Я знал одного мужчину, который признавал свою главную проблему – зависть. Зависть по определению – это ощущение того, что кто-то другой обладает тем, о чем вы страстно мечтаете. Хотя этот человек в детстве пережил немалые лишения, он продолжал описывать себя в негативном ключе: «Я полный ноль, который видит свою полноту в ком-то другом». Понимание того, что детство нельзя пережить заново и течение времени невозможно повернуть вспять, что никто волшебным образом не заполнит внутреннюю пустоту, безусловно, болезненно, зато становится первым шагом на пути к возможному исцелению. Очень трудно поверить, что твоя собственная психика сумеет исцелить сама себя. Рано или поздно вы должны будете поверить в свои внутренние ресурсы, в противном случае так и будете тщетно пытаться осуществить детские фантазии. Расстаться с этими призрачными мечтами о бессмертии, совершенстве и величии – значит нанести ощутимый урон своему духу и отношениям. Тем не менее разобщенность со своим «я» и с другими людьми дарит одиночество, в котором мы можем разглядеть масштаб личности, сокрытой внутри.
Переживание невроза
Так же как романтическая любовь может рассматриваться как мимолетное безумие, поддавшись которому люди принимают судьбоносные решения, находясь под влиянием эмоций момента, так и смятение, сопровождающее перевал на середине пути, может напоминать нервный срыв, при котором человек совершает «безумства» или отстраняется от окружающих. Если мы осознаем, что предположения, которыми мы руководствовались всю жизнь, разбились вдребезги, что накопленные стратегии временной личности ведут к декомпенсации, что сложившаяся картина мира рушится, душевные метания и терзания становятся более чем понятными. На самом деле можно даже заключить, что такого явления, как «безумный поступок», не существует, если мы будем учитывать эмоциональный контекст. Мы не выбираем эмоции, эмоции выбирают нас, подчиняясь собственной логике.

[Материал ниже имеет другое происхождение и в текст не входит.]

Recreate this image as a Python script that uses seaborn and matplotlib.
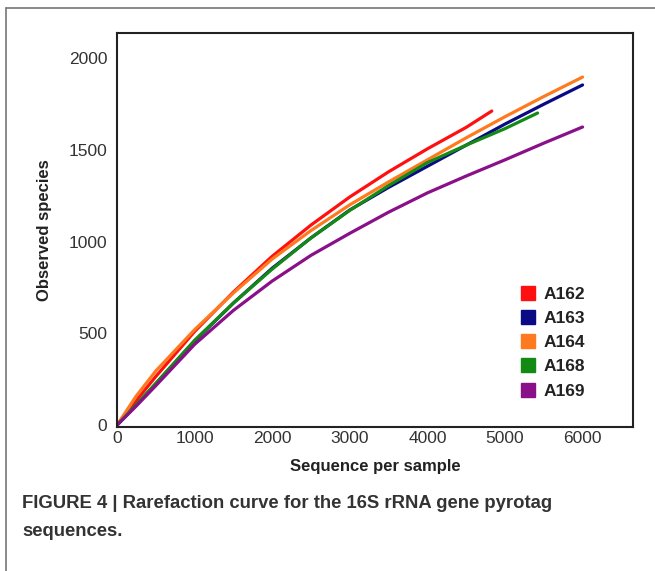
import numpy as np
import pandas as pd
import matplotlib
matplotlib.use("Agg")
import matplotlib.pyplot as plt
from matplotlib.lines import Line2D
import seaborn as sns

samples = ["A162", "A163", "A164", "A168", "A169"]
colors = ["#FF1010", "#0A0A85", "#FF7A1E", "#138A13", "#8A108A"]

x_A162 = [0, 250, 500, 1000, 1500, 2000, 2500, 3000, 3500, 4000, 4500, 4830]
y_A162 = [0, 135, 265, 510, 725, 920, 1090, 1243, 1380, 1505, 1622, 1711]

x_A163 = [0, 250, 500, 1000, 1500, 2000, 2500, 3000, 3500, 4000, 4500, 5000, 5500, 6000]
y_A163 = [0, 110, 225, 458, 665, 855, 1020, 1172, 1295, 1410, 1525, 1640, 1748, 1853]

x_A164 = [0, 250, 500, 1000, 1500, 2000, 2500, 3000, 3500, 4000, 4500, 5000, 5500, 6000]
y_A164 = [0, 160, 295, 520, 720, 905, 1060, 1200, 1325, 1445, 1565, 1680, 1790, 1896]

x_A168 = [0, 250, 500, 1000, 1500, 2000, 2500, 3000, 3500, 4000, 4500, 5000, 5420]
y_A168 = [0, 112, 228, 462, 665, 850, 1020, 1170, 1305, 1430, 1525, 1615, 1700]

x_A169 = [0, 250, 500, 1000, 1500, 2000, 2500, 3000, 3500, 4000, 4500, 5000, 5500, 6000]
y_A169 = [0, 105, 215, 440, 625, 785, 925, 1045, 1160, 1265, 1357, 1445, 1536, 1624]

x_ticks = [0, 1000, 2000, 3000, 4000, 5000, 6000]
y_ticks = [0, 500, 1000, 1500, 2000]

series = {"A162": (x_A162, y_A162), "A163": (x_A163, y_A163), "A164": (x_A164, y_A164),
          "A168": (x_A168, y_A168), "A169": (x_A169, y_A169)}
rows = []
for name in samples:
    xs, ys = series[name]
    for a, b in zip(xs, ys):
        rows.append({"seq": a, "obs": b, "sample": name})
df = pd.DataFrame(rows)

sns.set_theme(style="white")
plt.rcParams["font.family"] = ["Liberation Sans", "DejaVu Sans"]

fig = plt.figure(figsize=(6.55, 5.71), dpi=100)
ax = fig.add_axes([117/655, 1-427/571, (633-117)/655, (427-33)/571])

sns.lineplot(data=df, x="seq", y="obs", hue="sample", palette=dict(zip(samples, colors)),
             estimator=None, sort=True, linewidth=2.3, ax=ax, legend=False)

ax.set_xlim(0, 6650)
ax.set_ylim(-10, 2136)
ax.set_xticks(x_ticks)
ax.set_yticks(y_ticks)
ax.tick_params(axis="both", length=0, labelsize=12.5, labelcolor="#333333")
ax.tick_params(axis="x", pad=3)
ax.tick_params(axis="y", pad=7)
for s in ax.spines.values():
    s.set_visible(True)
    s.set_color("#222222")
    s.set_linewidth(1.5)

ax.set_xlabel("Sequence per sample", fontsize=12, fontweight="bold", color="#222222", labelpad=9)
ax.set_ylabel("Observed species", fontsize=12, fontweight="bold", color="#222222", labelpad=12)

handles = [Line2D([], [], linestyle="none", marker="s", markersize=10, markerfacecolor=c,
                  markeredgecolor=c) for c in colors]
leg = ax.legend(handles, samples, loc="upper left", bbox_to_anchor=(0.765, 0.378), frameon=False,
                prop={"weight": "bold", "size": 12.5}, handlelength=0.9, handletextpad=0.45,
                labelspacing=0.52, borderpad=0)
for t in leg.get_texts():
    t.set_color("#222222")

# outer frame
fig.add_artist(Line2D([6/655, 1.0], [1-8/571, 1-8/571], transform=fig.transFigure,
                      color="#777777", linewidth=1.2))
fig.add_artist(Line2D([6/655, 6/655], [0, 1-8/571], transform=fig.transFigure,
                      color="#777777", linewidth=1.2))

fig.text(22/655, 1-503/571, "FIGURE 4 | Rarefaction curve for the 16S rRNA gene pyrotag",
         fontsize=13.3, fontweight="bold", color="#333333", va="center", ha="left")
fig.text(22/655, 1-532/571, "sequences.",
         fontsize=13.3, fontweight="bold", color="#333333", va="center", ha="left")

fig.savefig("out.png", dpi=100)
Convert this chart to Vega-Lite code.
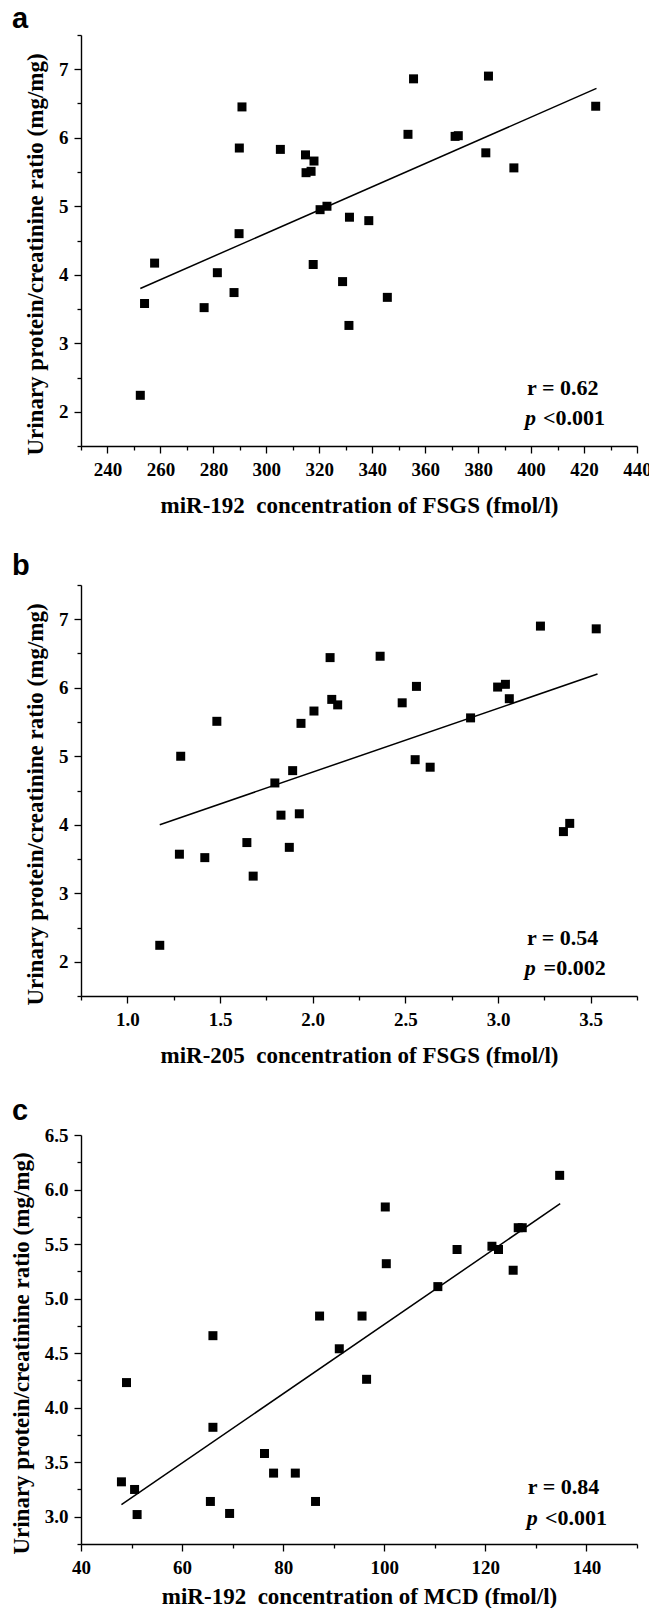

Один из пациентов психиатрической клиники постоянно выбрасывал стулья из окон. Сотрудники предположили, что он хочет сбежать, и приковали его к кровати. Но после тщательных расспросов выяснилось, что пациенту казалось, будто из его комнаты выкачивают кислород, и ему просто хотелось подышать свежим воздухом. Его ощущение психологической изоляции символически трансформировалось в клаустрофобию. Его желание свежего воздуха было вполне логичным, учитывая эмоциональные предпосылки. После того как пациента перевели в более просторную палату, он наконец почувствовал себя в безопасности. Его поведение не было безумным: психологические переживания, связанные с заточением и нехваткой воздуха, нашли логичное выражение во внешних действиях.
Преодолевая перевал в середине пути, когда зашкаливающие эмоции прорывают границы эго, мы часто облекаем травму или отрицание в конкретную материальную форму. Мужчина, сбежавший вместе со своей секретаршей, приходит в ужас при мысли о том, что его внутренняя жизнь, его женская часть зачахнет и исчезнет навсегда. Поскольку данная потребность во многом является бессознательной, он проецирует потерянную внутреннюю женщину на реального, живого человека. Женщина, страдающая от депрессии, обращает нежелательный гнев внутрь, на себя – на единственного человека, на которого она имеет право злиться. Ни одного из этих людей нельзя считать сумасшедшими, хотя они могут удостаиваться подобных эпитетов от окружающих. Они оба таким образом реагируют на раздутость своих потребностей и эмоций, которые накрыли их в тот самый момент, когда их представление о реальности разбилось о саму реальность.
Рассказ «Фанатик Эли», написанный Филипом Ротом[28], – прекрасный образец разумного безумия. Действие в нем происходит сразу после Второй мировой войны, когда множество людей было вынуждено покидать свои родные места. Эли – успешный адвокат из пригорода. Когда в его город переселяется группа выживших узников концентрационного лагеря, Эли направляют к ним с просьбой не демонстрировать столь явно свою этническую принадлежность. В свою очередь, Эли осознает пустоту в собственной душе и слабую связь с религиозным и этническим наследием. В конце концов, он меняет свой дорогой костюм на поношенное одеяние старого раввина и ходит по главной улице города, без конца повторяя свое библейское имя. В финальной сцене рассказа описывается его помещение в палату и введение мощного успокоительного. Его объявили сумасшедшим, хотя, по сути, он попросту избавился от временной личности, «блестящей обертки», образа преуспевающего человека и погрузился в древние традиции. Поскольку его новая личность не вписывалась в существующую общепринятую матрицу, его окрестили «безумцем», а новое сознание принялись лечить лекарствами. О нем можно было бы сказать то же, что Вордсворт сказал о Блейке: «Некоторые считают этого человека безумным, но я предпочитаю его безумие здравости всех прочих»[29].